Although Mojadidi doesn't share the experience of life in a war-torn country with the women she interviews, she uses the
Afghanistan landscape as a device to create a common point of reference. She struggles with the Afghan/American duality
in the video. She narrates, "I wanted to say to them that this would be over soon, that it was only a dream ... but I
was visiting and they would have to live here, not me."
During her presentation after the SAIC screening, Mojadidi elaborated on the frustration of being an
outsider in her home country. She described "feeling really spoiled, really middle class" while in Afghanistan,
but added that "the power of witnessing someone's life and how much that means to them" allowed her to continue the project.
Mojadidi is the closest to accessing her own central conflict when she asks Nafisa, "What does it feel
like to live in two places at the same time?"
Her mother responds, "It's like floating on water ... it's like swimming but your feet don't touch the ground."
Mojadidi asks, "The place your feet don't touch . . . is it America or Afghanistan?"

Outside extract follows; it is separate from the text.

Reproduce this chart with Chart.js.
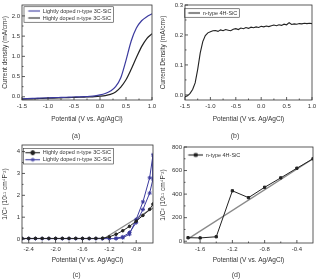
<!DOCTYPE html>
<html>
<head>
<meta charset="utf-8">
<script src="https://cdn.jsdelivr.net/npm/chart.js@4.4.0/dist/chart.umd.min.js"></script>
<style>
  body { margin: 0; background: #fff; width: 318px; height: 279px; position: relative; overflow: hidden; }
  .panel { position: absolute; }
</style>
</head>
<body>
<div class="panel" style="left:0;top:0"><canvas id="ca" width="158" height="140"></canvas></div>
<div class="panel" style="left:158px;top:0"><canvas id="cb" width="160" height="140"></canvas></div>
<div class="panel" style="left:0;top:140px"><canvas id="cc" width="158" height="139"></canvas></div>
<div class="panel" style="left:158px;top:140px"><canvas id="cd" width="160" height="139"></canvas></div>
<script>
// (a) photocurrent, 3C-SiC
const potA = [-1.5,-1.4,-1.3,-1.2,-1.1,-1.0,-0.9,-0.8,-0.7,-0.6,-0.5,-0.4,-0.3,-0.2,-0.1,0.0,0.1,0.2,0.3,0.4,0.5,0.6,0.7,0.8,0.9,1.0];
const lightA = [-0.05,-0.045,-0.04,-0.035,-0.03,-0.026,-0.022,-0.018,-0.014,-0.01,-0.006,-0.002,0.004,0.012,0.024,0.045,0.08,0.14,0.25,0.47,0.9,1.38,1.7,1.88,1.98,2.05];
const highA = [-0.06,-0.055,-0.05,-0.045,-0.04,-0.036,-0.032,-0.028,-0.024,-0.02,-0.016,-0.012,-0.007,-0.002,0.005,0.015,0.03,0.06,0.12,0.24,0.42,0.68,0.97,1.24,1.44,1.56];
const ticksAX = [-1.5,-1.0,-0.5,0.0,0.5,1.0];
const ticksAY = [0.0,0.5,1.0,1.5,2.0];

// (b) photocurrent, 4H-SiC
const potB = [-1.5,-1.45,-1.4,-1.35,-1.3,-1.25,-1.2,-1.15,-1.1,-1.05,-1.0,-0.95,-0.9,-0.85,-0.8,-0.75,-0.7,-0.65,-0.6,-0.55,-0.5,-0.45,-0.4,-0.35,-0.3,-0.25,-0.2,-0.15,-0.1,-0.05,0.0,0.05,0.1,0.15,0.2,0.25,0.3,0.35,0.4,0.45,0.5,0.55,0.6,0.65,0.7,0.75,0.8,0.85,0.9,0.95,1.0];
const densB = [-0.006,-0.003,0.005,0.018,0.04,0.085,0.14,0.178,0.198,0.207,0.211,0.214,0.215,0.212,0.217,0.214,0.218,0.216,0.214,0.219,0.221,0.218,0.223,0.221,0.225,0.222,0.226,0.224,0.227,0.225,0.229,0.227,0.23,0.228,0.231,0.233,0.231,0.234,0.232,0.236,0.234,0.241,0.235,0.237,0.236,0.238,0.237,0.239,0.238,0.239,0.238];
const ticksBX = [-1.5,-1.0,-0.5,0.0,0.5,1.0];
const ticksBY = [0.0,0.1,0.2,0.3];

// (c) Mott-Schottky, 3C-SiC
const potCHigh = [-2.5,-2.4,-2.3,-2.2,-2.1,-2.0,-1.9,-1.8,-1.7,-1.6,-1.5,-1.4,-1.3,-1.2,-1.1,-1.0,-0.9,-0.8,-0.7,-0.6,-0.55];
const highC = [0.03,0.03,0.03,0.03,0.03,0.03,0.03,0.03,0.03,0.03,0.03,0.03,0.04,0.1,0.22,0.38,0.58,0.82,1.08,1.36,1.6];
const potCLight = [-2.5,-2.4,-2.3,-2.2,-2.1,-2.0,-1.9,-1.8,-1.7,-1.6,-1.5,-1.4,-1.3,-1.2,-1.1,-1.0,-0.9,-0.8,-0.7,-0.6,-0.55,-0.55,-0.6,-0.7,-0.8,-0.9,-1.0,-1.1];
const lightC = [0.02,0.02,0.02,0.02,0.02,0.02,0.02,0.02,0.02,0.02,0.02,0.02,0.02,0.02,0.02,0.06,0.22,0.9,1.7,2.8,3.85,2.75,2.1,1.35,0.75,0.3,0.1,0.04];
const fitCX = [-1.32,-0.55];
const fitCY = [-0.05,1.42];
const ticksCX = [-2.4,-2.0,-1.6,-1.2,-0.8];
const ticksCY = [0,1,2,3,4];

// (d) Mott-Schottky, 4H-SiC
const potD = [-1.75,-1.6,-1.4,-1.2,-1.0,-0.8,-0.6,-0.4,-0.2];
const capD = [30,28,38,428,370,458,538,620,700];
const fitDX = [-1.75,-0.2];
const fitDY = [20,700];
const ticksDX = [-1.6,-1.2,-0.8,-0.4];
const ticksDY = [0,200,400,600,800];

const FONT = '"Liberation Sans", Arial, sans-serif';
const TXT = '#333';
const BLUE = '#3b3a9e';
const BLACK = '#222';
const GREY = '#8a8a8a';

const pts = (xs, ys) => xs.map((x, i) => ({ x, y: ys[i] }));

// legend picture: short line (with optional marker), left margin m, line length w
function sample(color, style, m, w) {
  const c = document.createElement('canvas');
  c.width = m + w; c.height = 7;
  const g = c.getContext('2d');
  g.strokeStyle = color; g.fillStyle = color; g.lineWidth = 1.1;
  g.beginPath(); g.moveTo(m, 3.5); g.lineTo(m + w, 3.5); g.stroke();
  if (style) {
    g.lineWidth = 1;
    Chart.helpers.drawPoint(g, { pointStyle: style, radius: 2, borderWidth: 1 }, m + w / 2, 3.5);
    g.fill();
  }
  return c;
}

const frame = {
  id: 'frame',
  afterDraw(chart, args, opts) {
    const { ctx, chartArea: a, scales: { x, y } } = chart;
    ctx.save();
    ctx.strokeStyle = '#333';
    ctx.lineWidth = 0.8;
    ctx.strokeRect(a.left, a.top, a.width, a.height);
    const marks = (scale, len, minor) => {
      const v = scale.ticks.map(t => t.value);
      const out = v.map(t => [t, len]);
      for (let i = 0; i < v.length - 1; i++) out.push([(v[i] + v[i + 1]) / 2, minor]);
      return out;
    };
    ctx.beginPath();
    marks(x, 3, 1.5).forEach(([v, l]) => {
      const px = x.getPixelForValue(v);
      if (px < a.left || px > a.right) return;
      ctx.moveTo(px, a.bottom); ctx.lineTo(px, a.bottom - l);
    });
    marks(y, 3, 1.5).forEach(([v, l]) => {
      const py = y.getPixelForValue(v);
      if (py < a.top || py > a.bottom) return;
      ctx.moveTo(a.left, py); ctx.lineTo(a.left + l, py);
    });
    ctx.stroke();
    if (opts.box && chart.legend && chart.legend.legendHitBoxes.length) {
      const hb = chart.legend.legendHitBoxes;
      const l = Math.min(...hb.map(h => h.left)) + opts.boxL;
      const t = Math.min(...hb.map(h => h.top)) - 1.5;
      const r = Math.max(...hb.map(h => h.left + h.width)) + 2;
      const b = Math.max(...hb.map(h => h.top + h.height)) + 1.5;
      ctx.lineWidth = 0.6;
      ctx.strokeRect(l, t, r - l, b - t);
    }
    ctx.restore();
  }
};

function panel(id, datasets, o) {
  return new Chart(document.getElementById(id), {
    type: 'scatter',
    data: { datasets },
    options: {
      responsive: false,
      animation: false,
      layout: { padding: o.pad },
      plugins: {
        tooltip: { enabled: false },
        frame: { box: o.box, boxL: o.boxL },
        subtitle: {
          display: true, position: 'bottom', text: o.cap, color: '#444',
          font: { family: FONT, size: 7, weight: 'normal' }, padding: { top: o.capPad, bottom: 0 }
        },
        legend: {
          position: 'chartArea',
          align: 'start',
          // empty title only pushes the legend rows down
          title: { display: true, text: '', font: { size: 1, lineHeight: 1 }, padding: { top: o.lt, bottom: 0 } },
          labels: {
            font: { family: FONT, size: 5.5, lineHeight: 1 },
            color: TXT,
            usePointStyle: true,
            pointStyleWidth: o.sw,
            padding: 1.5,
            filter: item => item.text !== '',
            generateLabels: chart => {
              const items = Chart.defaults.plugins.legend.labels.generateLabels(chart);
              items.forEach(it => {
                const ds = chart.data.datasets[it.datasetIndex];
                if (ds.legendSample) it.pointStyle = ds.legendSample;
              });
              return items;
            }
          }
        }
      },
      scales: {
        x: {
          type: 'linear', min: o.xMin, max: o.xMax,
          grid: { display: false, drawTicks: false }, border: { display: false },
          afterBuildTicks: s => { s.ticks = o.xTicks.map(v => ({ value: v })); },
          afterFit: s => { s.height = o.xH; s.paddingLeft = 0; s.paddingRight = 0; },
          ticks: { font: { family: FONT, size: 6 }, color: TXT, padding: 3, maxRotation: 0, autoSkip: false,
                   callback: v => o.xFmt(v) },
          title: { display: true, text: 'Potential (V vs. Ag/AgCl)', font: { family: FONT, size: 6.5 }, color: TXT,
                   padding: { top: 0, bottom: o.xTitlePad } }
        },
        y: {
          type: 'linear', min: o.yMin, max: o.yMax,
          grid: { display: false, drawTicks: false }, border: { display: false },
          afterBuildTicks: s => { s.ticks = o.yTicks.map(v => ({ value: v })); },
          afterFit: s => { s.width = o.yW; s.paddingTop = 0; s.paddingBottom = 0; },
          ticks: { font: { family: FONT, size: 6 }, color: TXT, padding: 2, autoSkip: false,
                   callback: v => o.yFmt(v) },
          title: { display: true, text: o.yTitle, font: { family: FONT, size: 6.5 }, color: TXT,
                   padding: { top: 1, bottom: 0 } }
        }
      }
    },
    plugins: [frame]
  });
}

const f1 = v => v.toFixed(1);
const f0 = v => String(Math.round(v));

panel('ca', [
  { label: 'Lightly doped n-type 3C-SiC', data: pts(potA, lightA), showLine: true, borderColor: BLUE,
    backgroundColor: BLUE, borderWidth: 1.2, pointRadius: 0, cubicInterpolationMode: 'monotone',
    legendSample: sample(BLUE, null, 4.5, 12) },
  { label: 'Highly doped n-type 3C-SiC', data: pts(potA, highA), showLine: true, borderColor: BLACK,
    backgroundColor: BLACK, borderWidth: 1.2, pointRadius: 0, cubicInterpolationMode: 'monotone',
    legendSample: sample(BLACK, null, 4.5, 12) }
], { pad: { left: 0, top: 5, right: 6, bottom: 0 }, box: true, boxL: 0.5, sw: 16.5, lt: 5.75,
     cap: '(a)', capPad: 5.6,
     xMin: -1.5, xMax: 1.0, xTicks: ticksAX, xFmt: f1, xH: 26, xTitlePad: 3,
     yMin: -0.08, yMax: 2.27, yTicks: ticksAY, yFmt: f1, yW: 22, yTitle: 'Current density (mA/cm²)' });

panel('cb', [
  { label: 'n-type 4H-SiC', data: pts(potB, densB), showLine: true, borderColor: BLACK,
    backgroundColor: BLACK, borderWidth: 1.1, pointRadius: 0, legendSample: sample(BLACK, null, 1.5, 12) }
], { pad: { left: 0, top: 5, right: 6, bottom: 0 }, box: true, boxL: -2, sw: 13.5, lt: 7.75,
     cap: '(b)', capPad: 5.6,
     xMin: -1.5, xMax: 1.0, xTicks: ticksBX, xFmt: f1, xH: 26, xTitlePad: 3,
     yMin: -0.017, yMax: 0.3, yTicks: ticksBY, yFmt: f1, yW: 27, yTitle: 'Current Density (mA/cm²)' });

panel('cc', [
  { label: 'Highly doped n-type 3C-SiC', data: pts(potCHigh, highC), showLine: true, borderColor: BLACK,
    backgroundColor: BLACK, borderWidth: 1, pointRadius: 1.3, pointStyle: 'circle', legendSample: sample(BLACK, 'circle', 1.5, 15) },
  { label: 'Lightly doped n-type 3C-SiC', data: pts(potCLight, lightC), showLine: true, borderColor: BLUE,
    backgroundColor: BLUE, borderWidth: 1, pointRadius: 2, pointStyle: 'star', legendSample: sample(BLUE, 'star', 1.5, 15) },
  { label: '', data: pts(fitCX, fitCY), showLine: true, borderColor: GREY, borderWidth: 1.2, pointRadius: 0 }
], { pad: { left: 0, top: 5, right: 5, bottom: 0 }, box: true, boxL: 0, sw: 16.5, lt: 7.5,
     cap: '(c)', capPad: 4.6,
     xMin: -2.5, xMax: -0.55, xTicks: ticksCX, xFmt: f1, xH: 23, xTitlePad: 2,
     yMin: -0.18, yMax: 4.3, yTicks: ticksCY, yFmt: f0, yW: 22, yTitle: '1/C² (10¹¹ cm⁴F⁻²)' });

panel('cd', [
  { label: 'n-type 4H-SiC', data: pts(potD, capD), showLine: true, borderColor: BLACK,
    backgroundColor: BLACK, borderWidth: 1, pointRadius: 1.6, pointStyle: 'rect', legendSample: sample(BLACK, 'rect', 2.5, 15) },
  { label: '', data: pts(fitDX, fitDY), showLine: true, borderColor: GREY, borderWidth: 1.4, pointRadius: 0 }
], { pad: { left: 0, top: 7, right: 4, bottom: 0 }, box: false, boxL: 0, sw: 17.5, lt: 9.75,
     cap: '(d)', capPad: 4.6,
     xMin: -1.8, xMax: -0.2, xTicks: ticksDX, xFmt: f1, xH: 23, xTitlePad: 2,
     yMin: -15, yMax: 800, yTicks: ticksDY, yFmt: f0, yW: 26, yTitle: '1/C² (10¹¹ cm⁴F⁻²)' });
</script>
</body>
</html>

Nafisa answers, "Afghanistan."
Although the piece often takes on sentimental tones (found in TV images Mojadidi recorded in the 1980s and in the
Afghani children she records) and deals with emotional themes, like memory, Mojadidi refrains from giving the video
a concluding moral. To her credit, Mojadidi leaves the piece somewhat incomplete, thus allowing the audience and,
perhaps, herself, to engage in a timely dialogue.